After performing at the official opening of the 33rd festival, Mary Ann said: “People know it’s a big festival. You’ve got to make a big effort to get here but the reward is more than equal to that.”
And clearly many artists and fans agree. Prior to the festival’s 1pm opening session in Islesburgh the centre’s revolving doors were opened. People poured in to buy tickets and t-shirts and packed the upper seating area, while musicians with fiddles, guitars and double basses squeezed past, heading to the temporary bar or to Room 16 to see and hear the first band, Skerryvore, play.
“It’s exciting”, said one visitor as the session unfolded. Exciting, and pleasurable because musicians mix freely with fans, said one of the organisers Mhari Pottinger.
Describing the event, she said: “We take over Islesburgh. Visitors can really become part of the festival. They make repeat visits, there’s something quite unique here that keeps drawing them back. There’s no backstage – at other festivals the good stuff happens backstage, here it’s for everyone to witness. Not many festivals have a club like this.”
It was through the camaraderie of the folk world that Chris Luedecke of Old Man Luedecke came to the isles. Clutching his banjo, he said of this, his first visit: “It’s really great. I met a bunch of the [Shetland] organisers at Cape Breton and hung out with them in Nova Scotia, where I live.
“I’m glad it’s a week [here] because I can spend quality time here, not moving about every day. It was impressive to arrive by boat, you get a sense of remoteness.”
Irish singer Niamh Ni Charra, who also plays fiddle and concertina, is in the isles for the first time with her own band (although she had visited previously). She said the atmosphere was important. “It’s one of my favourite festivals, it’s so well-organised. We’re here for a few days, we get to meet other musicians and hang out with them which is quite rare, at other places we fly in and fly out.” Being able to watch other acts during an evening means: “we’re being entertained ourselves, we think, ‘do we have to get up and play now?’”

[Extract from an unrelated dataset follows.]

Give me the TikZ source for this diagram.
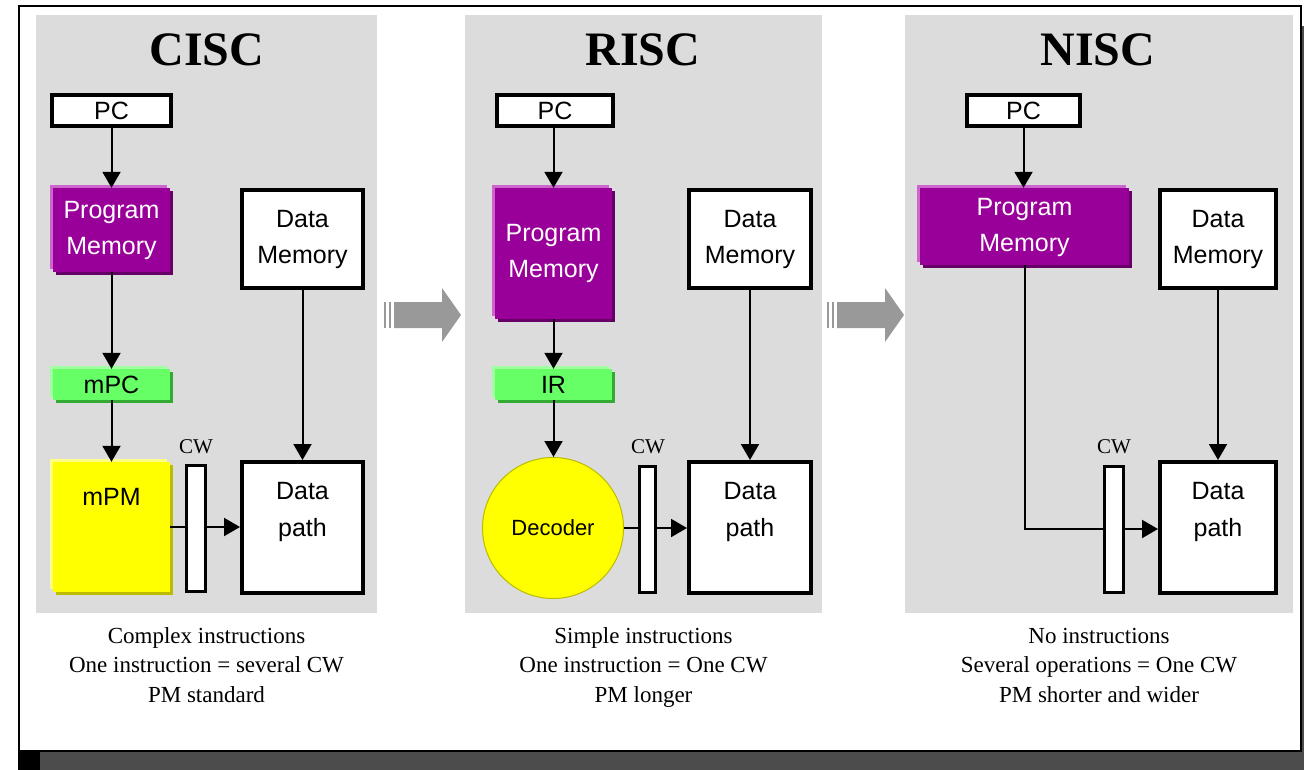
\documentclass[tikz,border=0pt]{standalone}
\usepackage{fontspec}
\setmainfont{Liberation Serif}
\newfontfamily\boxfont{Liberation Sans}
\usetikzlibrary{shadows,arrows.meta}
\definecolor{panel}{HTML}{DCDCDC}
\definecolor{pmmain}{HTML}{990099}
\definecolor{pmlight}{HTML}{CC66CC}
\definecolor{pmdark}{HTML}{660066}
\definecolor{grmain}{HTML}{66FF66}
\definecolor{grlight}{HTML}{A0FFA0}
\definecolor{grdark}{HTML}{33AA33}
\definecolor{ylmain}{HTML}{FFFF00}
\definecolor{yllight}{HTML}{FFFF88}
\definecolor{yldark}{HTML}{BBBB00}
\definecolor{bigarrow}{HTML}{999999}
\definecolor{shadowgray}{HTML}{4C4C4C}
\begin{document}
\begin{tikzpicture}[x=1pt,y=-1pt,
  bfont/.style={font=\boxfont\fontsize{25}{36}\selectfont},
  plain/.style={draw, line width=4pt, fill=white, inner sep=0, bfont, align=center},
  threed/.style n args={3}{fill=#1, draw=none, inner sep=0,
     general shadow={fill=#2, shadow xshift=-3pt, shadow yshift=3pt},
     general shadow={fill=#3, shadow xshift=3pt, shadow yshift=-3pt}},
  pmbox/.style={threed={pmmain}{pmlight}{pmdark}, text=white, bfont, align=center},
  grbox/.style={threed={grmain}{grlight}{grdark}, bfont},
  ylbox/.style={threed={ylmain}{yllight}{yldark}, bfont},
  cwbar/.style={draw, line width=3pt, fill=white, inner sep=0, minimum height=126pt},
  cwlabel/.style={font=\fontsize{21}{21}\selectfont, inner sep=0},
  title/.style={font=\bfseries\fontsize{48}{48}\selectfont, inner sep=0},
  caption/.style={font=\fontsize{23}{29.5}\selectfont, align=center, inner sep=0, anchor=north},
  conn/.style={line width=2pt},
  arr/.style={conn, -{Triangle[length=16pt,width=18pt]}},
  dplabel/.style={label={[anchor=north, inner sep=0, yshift=-22pt, bfont, align=center, font=\boxfont\fontsize{25}{37}\selectfont]north:Data\\path}}
]
\useasboundingbox (0,0) rectangle (1304,770);
% frame and its shadow
\fill[white] (19,6) rectangle (1301,751);
\fill[shadowgray] (40,752) rectangle (1304,770);
\fill[black] (18,751) rectangle (40,770);
\fill[shadowgray] (1302,26) rectangle (1304,752);
\draw[line width=2pt] (19,6) rectangle (1301,751);
% panels
\fill[panel] (36,15) rectangle (377,613);
\fill[panel] (465,15) rectangle (822,613);
\fill[panel] (905,15) rectangle (1293,613);
% big grey arrows
\foreach \dx in {0,443}{
  \begin{scope}[xshift=\dx pt]
    \fill[bigarrow] (384,302) rectangle (386,328);
    \fill[bigarrow] (389,302) rectangle (391,328);
    \fill[bigarrow] (394,302) -- (442,302) -- (442,288) -- (461,315) -- (442,342) -- (442,328) -- (394,328) -- cycle;
  \end{scope}
}
% titles
\node[title] (t1) at (207,50) {CISC};
\node[title] (t2) at (643,50) {RISC};
\node[title] (t3) at (1098,50) {NISC};

% ---------------- CISC
\node[plain, minimum width=119pt, minimum height=31pt] (pc1) at (111.5,110.5) {PC};
\node[pmbox, minimum width=117pt, minimum height=84pt] (pm1) at (111.5,230) {Program\\Memory};
\node[grbox, minimum width=117pt, minimum height=31pt] (mpc1) at (111.5,384.5) {mPC};
\node[ylbox, minimum width=117pt, minimum height=130pt,
      label={[anchor=north, inner sep=0, yshift=-26pt, bfont]north:mPM}] (mpm1) at (111.5,527) {};
\node[cwbar, minimum width=19pt] (cw1) at (196,528.5) {};
\node[cwlabel] (cwl1) at (196,447) {CW};
\node[plain, minimum width=121pt, minimum height=98pt] (dm1) at (302.5,239) {Data\\Memory};
\node[plain, minimum width=121pt, minimum height=131pt, dplabel] (dp1) at (302.5,527.5) {};
\draw[arr] (pc1.south) -- (pc1.south |- pm1.north);
\draw[arr] (pm1.south) -- (pm1.south |- mpc1.north);
\draw[arr] (mpc1.south) -- (mpc1.south |- mpm1.north);
\draw[arr] (dm1.south) -- (dp1.north);
\draw[conn] (mpm1.east) -- (mpm1.east -| cw1.west);
\draw[arr] (mpm1.east -| cw1.east) -- (mpm1.east -| dp1.west);
\node[caption] (c1) at (206.5,627) {\rule{0pt}{16pt}Complex instructions\\One instruction = several CW\\PM standard};

% ---------------- RISC
\node[plain, minimum width=116pt, minimum height=31pt] (pc2) at (555,110.5) {PC};
\node[pmbox, minimum width=117pt, minimum height=131pt] (pm2) at (553.5,253.5) {Program\\Memory};
\node[grbox, minimum width=117pt, minimum height=31pt] (ir2) at (553.5,384.5) {IR};
\node[circle, fill=ylmain, draw=yldark, line width=1pt, minimum size=141pt, inner sep=0,
      font=\boxfont\fontsize{22}{22}\selectfont] (dec2) at (553,528) {Decoder};
\node[cwbar, minimum width=16pt] (cw2) at (647.5,529) {};
\node[cwlabel] (cwl2) at (648,447) {CW};
\node[plain, minimum width=122pt, minimum height=98pt] (dm2) at (750,239) {Data\\Memory};
\node[plain, minimum width=122pt, minimum height=131pt, dplabel] (dp2) at (750,527.5) {};
\draw[arr] (pc2.south -| pm2.north) -- (pm2.north);
\draw[arr] (pm2.south) -- (ir2.north);
\draw[arr] (ir2.south) -- (ir2.south |- dec2.north);
\draw[arr] (dm2.south) -- (dp2.north);
\draw[conn] (dec2.east) -- (dec2.east -| cw2.west);
\draw[arr] (dec2.east -| cw2.east) -- (dec2.east -| dp2.west);
\node[caption] (c2) at (643.5,627) {\rule{0pt}{16pt}Simple instructions\\One instruction = One CW\\PM longer};

% ---------------- NISC
\node[plain, minimum width=113pt, minimum height=31pt] (pc3) at (1023.5,110.5) {PC};
\node[pmbox, minimum width=209pt, minimum height=77pt, text depth=4pt] (pm3) at (1024.5,226.5) {Program\\Memory};
\node[cwbar, minimum width=19pt] (cw3) at (1114,529) {};
\node[cwlabel] (cwl3) at (1114,447) {CW};
\node[plain, minimum width=116pt, minimum height=98pt] (dm3) at (1218,239) {Data\\Memory};
\node[plain, minimum width=116pt, minimum height=131pt, dplabel] (dp3) at (1218,527.5) {};
\draw[arr] (pc3.south) -- (pc3.south |- pm3.north);
\draw[arr] (dm3.south) -- (dp3.north);
\draw[conn] (pm3.south) |- (cw3.west);
\draw[arr] (cw3.east) -- (cw3.east -| dp3.west);
\node[caption] (c3) at (1099,627) {\rule{0pt}{16pt}No instructions\\Several operations = One CW\\PM shorter and wider};
\end{tikzpicture}
\end{document}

And the audience plays a part in the enjoyment too. Niamh, who hails from Killarney, said: “People here have a huge tradition of music and are so knowledgeable. I prefer playing for an audience that loves music and appreciates their own culture, it’s an easy sell.”
Also from Ireland and playing their “first ever gig” as a new band are the Rambling Boys of Pleasure, who have a mix of Irish and American-style music, much self-penned. Guitarist and singer Alan Burke, who, with several of the other band members, has been to SFF before, said: “All the band are really looking forward to it. It’s off the beaten track and it’s great to see somewhere like this through music.”
He also praised the locals who come to see them: “None of this [music] goes over their heads. The audience recognises dance music and loves singing. It’s such a musical place and we enjoy playing through the age groups.”
Mary Ann Kennedy agreed about the locals helping to make the festival a great event. She said: “It’s special, coming into a community where music plays such an important part, and which is so welcoming to musicians who come from all over to take part.”
Recorded sessions and interviews will be distilled into two of her radio programmes, World Routes, to be broadcast on Sunday night on Radio 3.